Plotting code records
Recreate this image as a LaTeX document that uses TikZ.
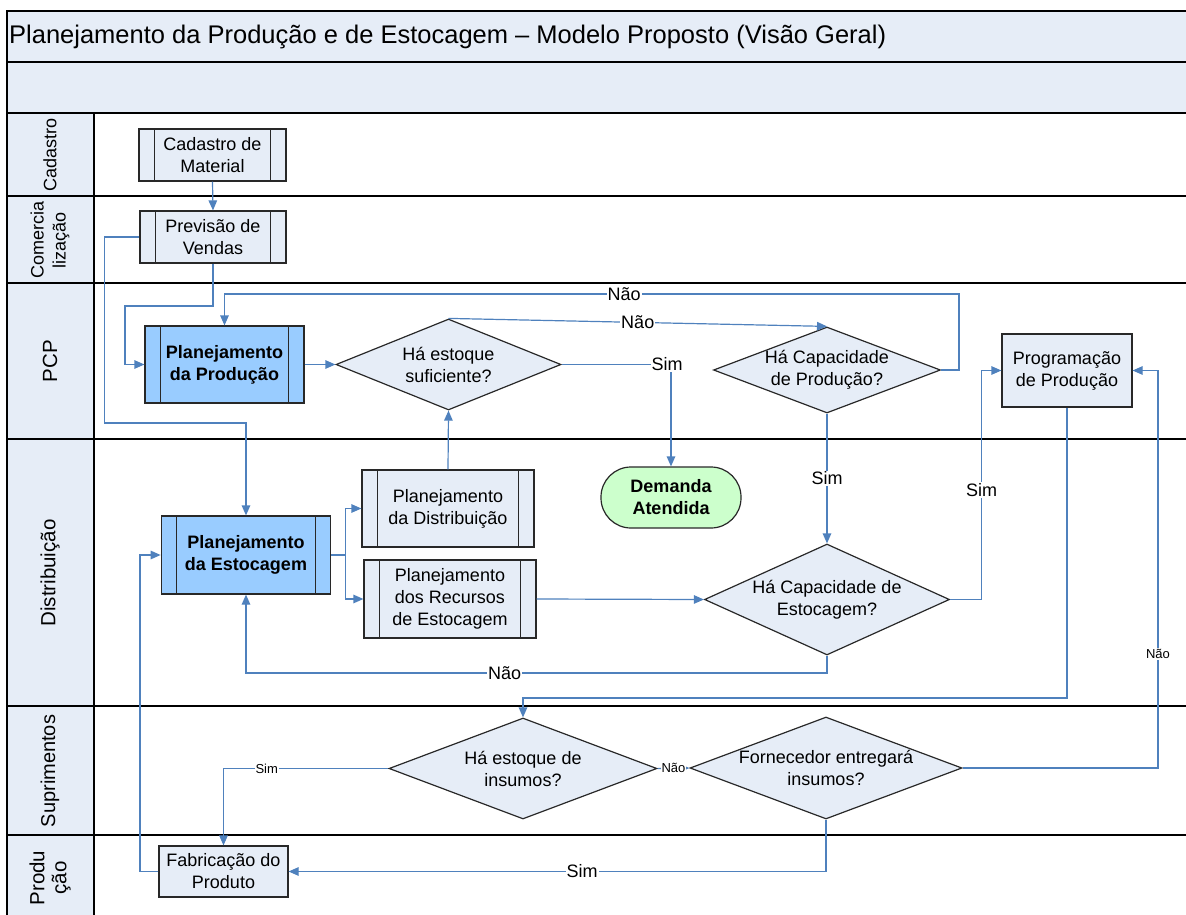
\documentclass[tikz,border=0pt]{standalone}
\usepackage{fontspec}
\setmainfont{Liberation Sans}
\usetikzlibrary{arrows.meta,shapes.geometric}

\definecolor{bandfill}{RGB}{230,237,247}
\definecolor{boxfill}{RGB}{230,237,247}
\definecolor{keyfill}{RGB}{153,204,255}
\definecolor{endfill}{RGB}{204,255,204}
\definecolor{boxline}{RGB}{40,40,40}
\definecolor{linec}{RGB}{79,129,189}

\tikzset{
  sep/.style={draw=black, line width=1.4pt},
  plain/.style={draw=linec, line width=1.2pt},
  conn/.style={plain, -{Triangle[length=10pt,width=8.5pt]}},
  txt/.style={font=\fontsize{18}{22}\selectfont, align=center, inner sep=0pt},
  boxbase/.style={draw=boxline, line width=1.2pt, inner sep=0pt, align=center,
    font=\fontsize{18}{22}\selectfont},
  procbox/.style={boxbase, fill=boxfill},
  subproc/.style={boxbase, fill=boxfill,
    path picture={
      \draw[boxline, line width=1.2pt]
        ([xshift=15.5pt]path picture bounding box.north west) --
        ([xshift=15.5pt]path picture bounding box.south west)
        ([xshift=-15.5pt]path picture bounding box.north east) --
        ([xshift=-15.5pt]path picture bounding box.south east);}},
  keyproc/.style={subproc, fill=keyfill, font=\fontsize{18}{22}\selectfont\bfseries},
  decision/.style={shape=diamond, draw=boxline, fill=boxfill, line width=1.2pt, inner sep=0pt},
  terminal/.style={boxbase, fill=endfill, rounded corners=30pt,
    font=\fontsize{18}{22}\selectfont\bfseries},
  lanelbl/.style={rotate=90, align=center, inner sep=0pt},
  lbl/.style={fill=white, inner sep=1pt, font=\fontsize{18}{20}\selectfont},
  slbl/.style={fill=white, inner sep=1pt, font=\fontsize{13}{15}\selectfont},
}

\begin{document}
\begin{tikzpicture}[x=1pt, y=-1pt]
\useasboundingbox (0,0) rectangle (1186,915);

% header bands and lane title column
\fill[bandfill] (7,11) rectangle (1186,113);
\fill[bandfill] (7,113) rectangle (94,915);
\draw[sep] (1186,11) -- (7,11) -- (7,915);
\draw[sep] (94,113) -- (94,915);
\foreach \yy in {62,113,196,283,439,706,835}
  \draw[sep] (7,\yy) -- (1186,\yy);

\node[anchor=west, inner sep=0pt, font=\fontsize{25.5}{30}\selectfont] (title) at (9,37)
  {Planejamento da Produção e de Estocagem – Modelo Proposto (Visão Geral)};

% lane names
\node[lanelbl, font=\fontsize{18}{22}\selectfont] (lcad) at (50,155) {Cadastro};
\node[lanelbl, font=\fontsize{18}{22}\selectfont] (lcom) at (50,240) {Comercia\\lização};
\node[lanelbl, font=\fontsize{20.5}{22}\selectfont] (lpcp) at (50,361) {PCP};
\node[lanelbl, font=\fontsize{20.5}{22}\selectfont] (ldis) at (50,573) {Distribuição};
\node[lanelbl, font=\fontsize{20}{22}\selectfont] (lsup) at (50,771) {Suprimentos};
\node[lanelbl, font=\fontsize{20.5}{22}\selectfont] (lpro) at (50,878) {Produ\\ção};

% process steps
\node[subproc, minimum width=147pt, minimum height=52pt] (cad) at (212.5,155) {Cadastro de\\Material};
\node[subproc, minimum width=146pt, minimum height=52pt] (prev) at (213,237) {Previsão de\\Vendas};
\node[keyproc, minimum width=159pt, minimum height=77pt] (pdp) at (224.5,364.5) {Planejamento\\da Produção};
\node[keyproc, minimum width=169.5pt, minimum height=78pt] (pde) at (246,555) {Planejamento\\da Estocagem};
\node[subproc, minimum width=172pt, minimum height=77pt] (pdd) at (448,508.5) {Planejamento\\da Distribuição};
\node[subproc, minimum width=172pt, minimum height=78pt] (pdre) at (450,599) {Planejamento\\dos Recursos\\de Estocagem};
\node[procbox, minimum width=130pt, minimum height=73pt] (prog) at (1067,370.5) {Programação\\de Produção};
\node[procbox, minimum width=129pt, minimum height=51pt] (fab) at (223.5,871.5) {Fabricação do\\Produto};
\node[terminal, minimum width=140pt, minimum height=61pt] (dem) at (671,497.5) {Demanda\\Atendida};

% decisions
\node[decision, minimum width=225pt, minimum height=91pt] (d1) at (448.5,364.5) {};
\node[txt] (d1t) at (d1) {Há estoque\\suficiente?};
\node[decision, minimum width=227pt, minimum height=86pt] (d2) at (827,370) {};
\node[txt] (d2t) at (d2) {Há Capacidade\\de Produção?};
\node[decision, minimum width=245pt, minimum height=111pt] (d3) at (827,599.5) {};
\node[txt] (d3t) at (d3) {Há Capacidade de\\Estocagem?};
\node[decision, minimum width=268pt, minimum height=101pt] (d4) at (523,768.5) {};
\node[txt] (d4t) at (d4) {Há estoque de\\insumos?};
\node[decision, minimum width=272pt, minimum height=102pt] (d5) at (826,768) {};
\node[txt] (d5t) at (d5) {Fornecedor entregará\\insumos?};

% bend points
\coordinate (bPrevW) at (104.5,423);
\coordinate (bPrevS) at (125,306);
\coordinate (bTop) at (959,294);
\coordinate (bSimE) at (981.5,370.5);
\coordinate (bSplit) at (345.5,555);
\coordinate (bNao) at (827,673);
\coordinate (bProg) at (1067,698);
\coordinate (bRight) at (1158,768);
\coordinate (bFab) at (140,871.5);

% connectors
\draw[conn] (cad.south) -- (prev.north);
\draw[conn] (prev.west) -| (bPrevW) -| (pde.north);
\draw[conn] (prev.south) |- (bPrevS) |- (pdp.west);
\draw[conn] (pdp.east) -- (d1.west);
\draw[conn] (d1.north) -- node[lbl, pos=0.5] {Não} (d2.north);
\draw[conn] (d1.east) -| node[lbl, pos=0.5, xshift=-4pt] {Sim} (dem.north);
\draw[conn] (d2.east) -| (bTop) -- node[lbl, pos=0.456] {Não} (bTop -| pdp.north) -- (pdp.north);
\draw[conn] (d2.south) -- node[lbl, pos=0.5] {Sim} (d3.north);
\draw[conn] (d3.east) -| node[lbl, pos=0.739] {Sim} (bSimE) -- (prog.west);
\draw[conn] (pdd.north) -- (d1.south);
\draw[plain] (pde.east) -- (bSplit);
\draw[conn] (bSplit) |- (pdd.west);
\draw[conn] (bSplit) |- (pdre.west);
\draw[conn] (pdre.east) -- (d3.west);
\draw[conn] (d3.south) -- (bNao) -- node[lbl, pos=0.555] {Não} (bNao -| pde.south) -- (pde.south);
\draw[conn] (prog.south) -- (bProg) -| (d4.north);
\draw[conn] (d4.west) -| node[slbl, pos=0.369] {Sim} (fab.north);
\draw[conn] (d4.east) -- node[slbl, pos=0.5] {Não} (d5.west);
\draw[conn] (d5.east) -- (bRight) -- node[slbl, pos=0.287] {Não} (bRight |- prog.east) -- (prog.east);
\draw[conn] (d5.south) |- node[lbl, pos=0.727] {Sim} (fab.east);
\draw[conn] (fab.west) -- (bFab) |- (pde.west);
\end{tikzpicture}
\end{document}
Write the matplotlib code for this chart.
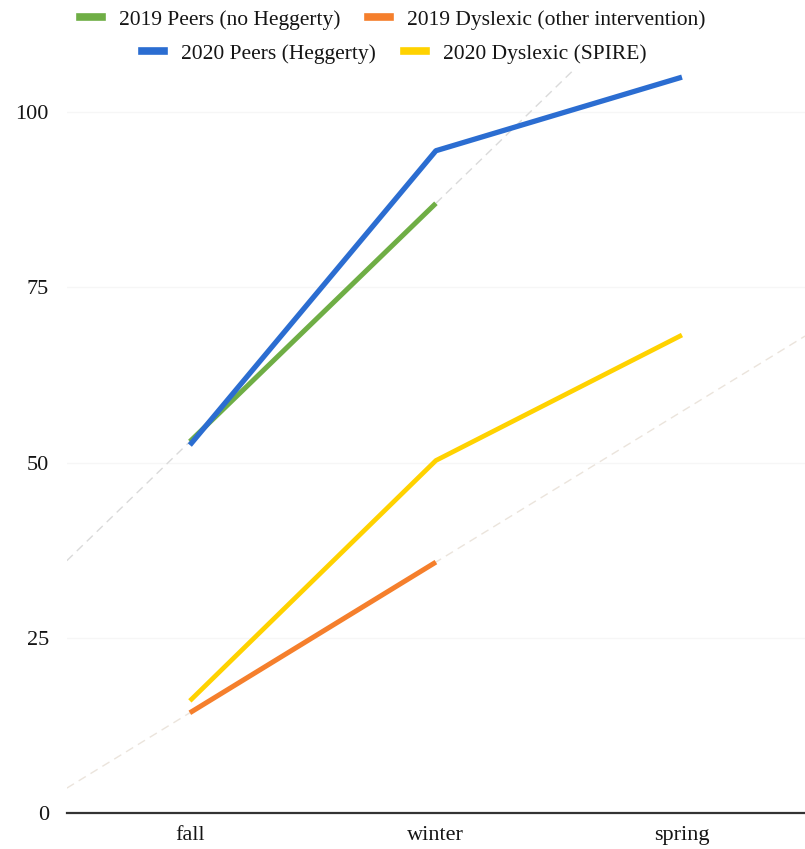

Task prompt
List all lines in the material containing the string "this".

Result of the task
Recreate this image as a LaTeX document that uses TikZ.
Write the matplotlib code for this chart.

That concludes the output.